* What you will do
Return all of the data exactly, with nothing left out but the pictures.

* Collected material

···

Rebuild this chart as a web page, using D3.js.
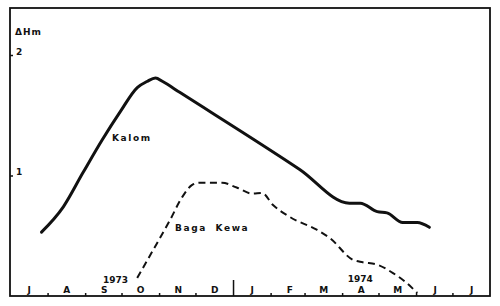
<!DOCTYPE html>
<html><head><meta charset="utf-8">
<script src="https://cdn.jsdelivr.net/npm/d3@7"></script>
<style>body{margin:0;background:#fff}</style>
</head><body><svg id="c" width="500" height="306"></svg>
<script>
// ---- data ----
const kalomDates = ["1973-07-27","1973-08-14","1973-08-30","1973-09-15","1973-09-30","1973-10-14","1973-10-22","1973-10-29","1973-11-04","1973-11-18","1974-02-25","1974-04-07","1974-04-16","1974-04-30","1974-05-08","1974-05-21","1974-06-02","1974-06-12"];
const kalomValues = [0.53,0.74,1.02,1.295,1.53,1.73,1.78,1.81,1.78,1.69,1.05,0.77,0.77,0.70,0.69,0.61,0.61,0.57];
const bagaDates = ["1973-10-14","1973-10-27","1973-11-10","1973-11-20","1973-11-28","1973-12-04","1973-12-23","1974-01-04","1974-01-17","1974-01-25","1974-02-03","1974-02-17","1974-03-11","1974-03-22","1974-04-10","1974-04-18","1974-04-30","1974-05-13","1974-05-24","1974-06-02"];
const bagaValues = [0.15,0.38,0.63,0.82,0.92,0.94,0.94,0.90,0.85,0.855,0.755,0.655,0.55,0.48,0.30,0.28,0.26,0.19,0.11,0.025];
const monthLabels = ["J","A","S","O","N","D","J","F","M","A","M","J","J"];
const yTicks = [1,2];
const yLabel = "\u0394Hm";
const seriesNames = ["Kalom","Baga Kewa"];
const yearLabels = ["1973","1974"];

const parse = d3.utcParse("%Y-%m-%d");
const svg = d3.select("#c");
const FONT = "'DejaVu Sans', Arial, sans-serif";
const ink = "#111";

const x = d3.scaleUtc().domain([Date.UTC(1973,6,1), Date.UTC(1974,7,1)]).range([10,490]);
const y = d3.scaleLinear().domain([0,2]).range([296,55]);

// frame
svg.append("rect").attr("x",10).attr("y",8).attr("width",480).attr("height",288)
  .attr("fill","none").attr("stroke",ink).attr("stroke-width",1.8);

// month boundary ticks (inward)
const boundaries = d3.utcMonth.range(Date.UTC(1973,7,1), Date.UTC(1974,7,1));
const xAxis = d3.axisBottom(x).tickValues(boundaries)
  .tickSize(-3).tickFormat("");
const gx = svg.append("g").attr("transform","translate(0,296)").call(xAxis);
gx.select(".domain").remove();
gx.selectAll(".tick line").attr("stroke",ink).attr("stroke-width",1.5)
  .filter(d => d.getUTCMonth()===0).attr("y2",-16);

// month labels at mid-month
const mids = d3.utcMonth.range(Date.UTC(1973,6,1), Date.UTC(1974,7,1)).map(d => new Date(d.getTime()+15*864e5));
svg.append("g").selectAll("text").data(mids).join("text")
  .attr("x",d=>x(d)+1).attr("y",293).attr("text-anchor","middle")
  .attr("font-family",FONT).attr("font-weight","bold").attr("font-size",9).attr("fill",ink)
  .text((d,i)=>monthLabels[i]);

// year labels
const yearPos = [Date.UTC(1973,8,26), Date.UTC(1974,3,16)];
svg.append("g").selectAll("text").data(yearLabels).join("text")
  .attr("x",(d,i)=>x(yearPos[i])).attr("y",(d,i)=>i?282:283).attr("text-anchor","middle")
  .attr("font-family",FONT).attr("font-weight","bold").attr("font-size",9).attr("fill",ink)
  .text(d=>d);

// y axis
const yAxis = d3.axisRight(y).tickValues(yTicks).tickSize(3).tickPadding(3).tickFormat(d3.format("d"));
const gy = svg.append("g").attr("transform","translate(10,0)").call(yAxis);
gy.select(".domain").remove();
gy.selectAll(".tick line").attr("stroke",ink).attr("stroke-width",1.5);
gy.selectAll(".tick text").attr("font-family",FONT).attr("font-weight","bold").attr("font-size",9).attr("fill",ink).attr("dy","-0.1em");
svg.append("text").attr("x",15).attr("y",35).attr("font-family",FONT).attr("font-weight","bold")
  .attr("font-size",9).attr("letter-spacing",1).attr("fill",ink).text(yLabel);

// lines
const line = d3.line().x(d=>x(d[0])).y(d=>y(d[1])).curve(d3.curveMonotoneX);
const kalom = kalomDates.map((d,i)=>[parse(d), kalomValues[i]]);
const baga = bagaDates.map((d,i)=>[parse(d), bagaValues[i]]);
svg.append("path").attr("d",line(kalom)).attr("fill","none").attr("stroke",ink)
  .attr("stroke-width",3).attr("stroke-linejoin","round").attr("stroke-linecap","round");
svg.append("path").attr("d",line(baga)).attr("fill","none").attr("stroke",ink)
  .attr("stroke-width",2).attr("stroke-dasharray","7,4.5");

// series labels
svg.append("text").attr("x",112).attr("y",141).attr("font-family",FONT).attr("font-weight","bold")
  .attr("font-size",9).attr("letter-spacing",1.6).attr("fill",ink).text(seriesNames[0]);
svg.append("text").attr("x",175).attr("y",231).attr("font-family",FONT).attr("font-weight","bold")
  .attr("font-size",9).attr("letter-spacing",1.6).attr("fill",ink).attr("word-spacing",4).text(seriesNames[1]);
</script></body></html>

···

* Final result
Rebuild this chart as a web page, using D3.js.
<!DOCTYPE html>
<html><head><meta charset="utf-8">
<script src="https://cdn.jsdelivr.net/npm/d3@7"></script>
<style>body{margin:0;background:#fff}</style>
</head><body><svg id="c" width="500" height="306"></svg>
<script>
// ---- data ----
const kalomDates = ["1973-07-27","1973-08-14","1973-08-30","1973-09-15","1973-09-30","1973-10-14","1973-10-22","1973-10-29","1973-11-04","1973-11-18","1974-02-25","1974-04-07","1974-04-16","1974-04-30","1974-05-08","1974-05-21","1974-06-02","1974-06-12"];
const kalomValues = [0.53,0.74,1.02,1.295,1.53,1.73,1.78,1.81,1.78,1.69,1.05,0.77,0.77,0.70,0.69,0.61,0.61,0.57];
const bagaDates = ["1973-10-14","1973-10-27","1973-11-10","1973-11-20","1973-11-28","1973-12-04","1973-12-23","1974-01-04","1974-01-17","1974-01-25","1974-02-03","1974-02-17","1974-03-11","1974-03-22","1974-04-10","1974-04-18","1974-04-30","1974-05-13","1974-05-24","1974-06-02"];
const bagaValues = [0.15,0.38,0.63,0.82,0.92,0.94,0.94,0.90,0.85,0.855,0.755,0.655,0.55,0.48,0.30,0.28,0.26,0.19,0.11,0.025];
const monthLabels = ["J","A","S","O","N","D","J","F","M","A","M","J","J"];
const yTicks = [1,2];
const yLabel = "\u0394Hm";
const seriesNames = ["Kalom","Baga Kewa"];
const yearLabels = ["1973","1974"];

const parse = d3.utcParse("%Y-%m-%d");
const svg = d3.select("#c");
const FONT = "'DejaVu Sans', Arial, sans-serif";
const ink = "#111";

const x = d3.scaleUtc().domain([Date.UTC(1973,6,1), Date.UTC(1974,7,1)]).range([10,490]);
const y = d3.scaleLinear().domain([0,2]).range([296,55]);

// frame
svg.append("rect").attr("x",10).attr("y",8).attr("width",480).attr("height",288)
  .attr("fill","none").attr("stroke",ink).attr("stroke-width",1.8);

// month boundary ticks (inward)
const boundaries = d3.utcMonth.range(Date.UTC(1973,7,1), Date.UTC(1974,7,1));
const xAxis = d3.axisBottom(x).tickValues(boundaries)
  .tickSize(-3).tickFormat("");
const gx = svg.append("g").attr("transform","translate(0,296)").call(xAxis);
gx.select(".domain").remove();
gx.selectAll(".tick line").attr("stroke",ink).attr("stroke-width",1.5)
  .filter(d => d.getUTCMonth()===0).attr("y2",-16);

// month labels at mid-month
const mids = d3.utcMonth.range(Date.UTC(1973,6,1), Date.UTC(1974,7,1)).map(d => new Date(d.getTime()+15*864e5));
svg.append("g").selectAll("text").data(mids).join("text")
  .attr("x",d=>x(d)+1).attr("y",293).attr("text-anchor","middle")
  .attr("font-family",FONT).attr("font-weight","bold").attr("font-size",9).attr("fill",ink)
  .text((d,i)=>monthLabels[i]);

// year labels
const yearPos = [Date.UTC(1973,8,26), Date.UTC(1974,3,16)];
svg.append("g").selectAll("text").data(yearLabels).join("text")
  .attr("x",(d,i)=>x(yearPos[i])).attr("y",(d,i)=>i?282:283).attr("text-anchor","middle")
  .attr("font-family",FONT).attr("font-weight","bold").attr("font-size",9).attr("fill",ink)
  .text(d=>d);

// y axis
const yAxis = d3.axisRight(y).tickValues(yTicks).tickSize(3).tickPadding(3).tickFormat(d3.format("d"));
const gy = svg.append("g").attr("transform","translate(10,0)").call(yAxis);
gy.select(".domain").remove();
gy.selectAll(".tick line").attr("stroke",ink).attr("stroke-width",1.5);
gy.selectAll(".tick text").attr("font-family",FONT).attr("font-weight","bold").attr("font-size",9).attr("fill",ink).attr("dy","-0.1em");
svg.append("text").attr("x",15).attr("y",35).attr("font-family",FONT).attr("font-weight","bold")
  .attr("font-size",9).attr("letter-spacing",1).attr("fill",ink).text(yLabel);

// lines
const line = d3.line().x(d=>x(d[0])).y(d=>y(d[1])).curve(d3.curveMonotoneX);
const kalom = kalomDates.map((d,i)=>[parse(d), kalomValues[i]]);
const baga = bagaDates.map((d,i)=>[parse(d), bagaValues[i]]);
svg.append("path").attr("d",line(kalom)).attr("fill","none").attr("stroke",ink)
  .attr("stroke-width",3).attr("stroke-linejoin","round").attr("stroke-linecap","round");
svg.append("path").attr("d",line(baga)).attr("fill","none").attr("stroke",ink)
  .attr("stroke-width",2).attr("stroke-dasharray","7,4.5");

// series labels
svg.append("text").attr("x",112).attr("y",141).attr("font-family",FONT).attr("font-weight","bold")
  .attr("font-size",9).attr("letter-spacing",1.6).attr("fill",ink).text(seriesNames[0]);
svg.append("text").attr("x",175).attr("y",231).attr("font-family",FONT).attr("font-weight","bold")
  .attr("font-size",9).attr("letter-spacing",1.6).attr("fill",ink).attr("word-spacing",4).text(seriesNames[1]);
</script></body></html>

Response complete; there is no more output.